+++ Material +++
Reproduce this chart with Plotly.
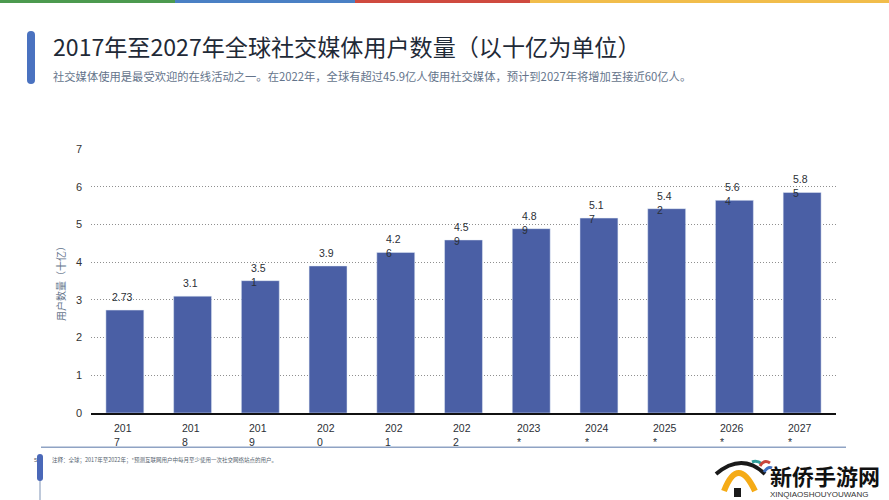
"""2017-2027 global social media users chart."""

import plotly.graph_objects as go

W, H = 889, 500

years = ["2017", "2018", "2019", "2020", "2021", "2022", "2023*", "2024*", "2025*", "2026*", "2027*"]
year_labels = ["201<br>7", "201<br>8", "201<br>9", "202<br>0", "202<br>1", "202<br>2",
               "2023<br>*", "2024<br>*", "2025<br>*", "2026<br>*", "2027<br>*"]
users = [2.73, 3.1, 3.51, 3.9, 4.26, 4.59, 4.89, 5.17, 5.42, 5.64, 5.85]
value_labels = ["2.73", "3.1", "3.5<br>1", "3.9", "4.2<br>6", "4.5<br>9",
                "4.8<br>9", "5.1<br>7", "5.4<br>2", "5.6<br>4", "5.8<br>5"]
y_ticks = [0, 1, 2, 3, 4, 5, 6, 7]
strip_colors = ["#4c9a4f", "#4a80c4", "#cf4a3f", "#f1bd4b"]
strip_edges = [0, 175, 355, 530, 889]

title = "2017年至2027年全球社交媒体用户数量（以十亿为单位）"
subtitle = "社交媒体使用是最受欢迎的在线活动之一。在2022年，全球有超过45.9亿人使用社交媒体，预计到2027年将增加至接近60亿人。"
footnote = "注释：全球；2017年至2022年；*预测互联网用户中每月至少使用一次社交网络站点的用户。"
CJK = "Noto Sans CJK SC, Liberation Sans, sans-serif"
LATIN = "Liberation Sans, Noto Sans CJK SC, sans-serif"


def px(x):
    return x / W


def py(y):
    return 1 - y / H


def box(x0, y0, x1, y1, color):
    return dict(type="rect", xref="paper", yref="paper", x0=px(x0), x1=px(x1),
                y0=py(y0), y1=py(y1), fillcolor=color, line_width=0, layer="above")


def pill(x0, y0, x1, y1, color):
    r = (x1 - x0) / 2
    path = (f"M {px(x0)} {py(y0 + r)} Q {px(x0)} {py(y0)} {px(x0 + r)} {py(y0)} "
            f"Q {px(x1)} {py(y0)} {px(x1)} {py(y0 + r)} L {px(x1)} {py(y1 - r)} "
            f"Q {px(x1)} {py(y1)} {px(x0 + r)} {py(y1)} Q {px(x0)} {py(y1)} {px(x0)} {py(y1 - r)} Z")
    return dict(type="path", xref="paper", yref="paper", path=path, fillcolor=color, line_width=0)


def arc(x0, y0, xc, yc, x1, y1, color, width):
    return dict(type="path", xref="paper", yref="paper", line=dict(color=color, width=width),
                path=f"M {px(x0)} {py(y0)} Q {px(xc)} {py(yc)} {px(x1)} {py(y1)}")


def text(x, y, s, size, color, family=CJK, anchor="left", **kw):
    return dict(xref="paper", yref="paper", x=px(x), y=py(y), text=s, showarrow=False,
                xanchor=anchor, yanchor="middle", font=dict(size=size, color=color, family=family), **kw)


fig = go.Figure(go.Bar(x=years, y=users, marker_color="#4a5fa5", width=0.56))

shapes = [box(strip_edges[i], 0, strip_edges[i + 1], 3, c) for i, c in enumerate(strip_colors)]
shapes += [
    pill(27, 31, 35, 84, "#4a72c0"),
    box(41, 446.5, 846, 448, "#8fa3c4"),
    box(39.5, 478, 40.5, 500, "#7f93b5"),
    pill(37, 454, 43, 481, "#4a68b8"),
    # site logo, bottom right
    arc(716, 474, 742, 452, 765, 474, "#1a1a1a", 4),
    arc(724, 491, 738, 455, 755, 491, "#f5ab16", 6),
    arc(752, 462, 757, 460, 762, 464, "#2f9e9a", 3),
    arc(760, 466, 764, 459, 770, 463, "#c8453c", 3),
    arc(764, 472, 768, 466, 772, 468, "#3f6fc0", 3),
    box(734, 488, 741, 497, "#1a1a1a"),
]

annotations = [
    text(51, 46, title, 23.1, "#1f2a37"),
    text(51, 76, subtitle, 11.3, "#64748b"),
    text(50, 460, footnote, 5.5, "#555f6e"),
    text(32, 460, "5", 6, "#555f6e", LATIN),
    text(768, 475, "<b>新侨手游网</b>", 22, "#111111", anchor="left"),
    text(768, 494, "XINQIAOSHOUYOUWANG", 8, "#333333", LATIN),
]
for i, (value, label) in enumerate(zip(users, value_labels)):
    annotations.append(dict(x=i, xref="x", y=value, yref="y", text=label, showarrow=False, xanchor="center",
                            yanchor="top", yshift=21, xshift=-2, align="left",
                            font=dict(size=10.5, color="#2b2f36", family=LATIN)))
for i, label in enumerate(year_labels):
    annotations.append(dict(x=i, xref="x", y=py(420), yref="paper", text=label, showarrow=False,
                            xanchor="center", yanchor="top", xshift=-2, align="left",
                            font=dict(size=10.5, color="#2b2f36", family=LATIN)))

fig.update_layout(
    width=W, height=H, margin=dict(l=0, r=0, t=0, b=0, autoexpand=False),
    paper_bgcolor="white", plot_bgcolor="white", showlegend=False,
    shapes=shapes, annotations=annotations,
    xaxis=dict(domain=[px(91), px(836)], type="category", categoryorder="array", categoryarray=years,
               range=[-0.5, 10.5], showticklabels=False, ticks="", showgrid=False, showline=True,
               linecolor="#111111", linewidth=2),
    yaxis=dict(domain=[py(413), py(149.1)], range=[0, 7], tickvals=y_ticks, showline=False, zeroline=False,
               showgrid=True, gridcolor="#8f8f8f", griddash="1px,2px", gridwidth=1,
               tickfont=dict(size=11, color="#333333", family=LATIN), ticks="", ticklabelstandoff=8,
               title=dict(text="用户数量（十亿）", font=dict(size=10, color="#64748b", family=CJK), standoff=8)),
)

# page default body margin would shift the whole slide by 8px
fig.write_html("out.html", post_script="document.body.style.margin = '0';",
               config={"displayModeBar": False})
+++
* [Exercise task]: Quote, exactly and only, the lines from the first line of the data above through the line containing "W, H = 889, 500". The pictures do not belong in it.

* [Result]:
Reproduce this chart with Plotly.
"""2017-2027 global social media users chart."""

import plotly.graph_objects as go

W, H = 889, 500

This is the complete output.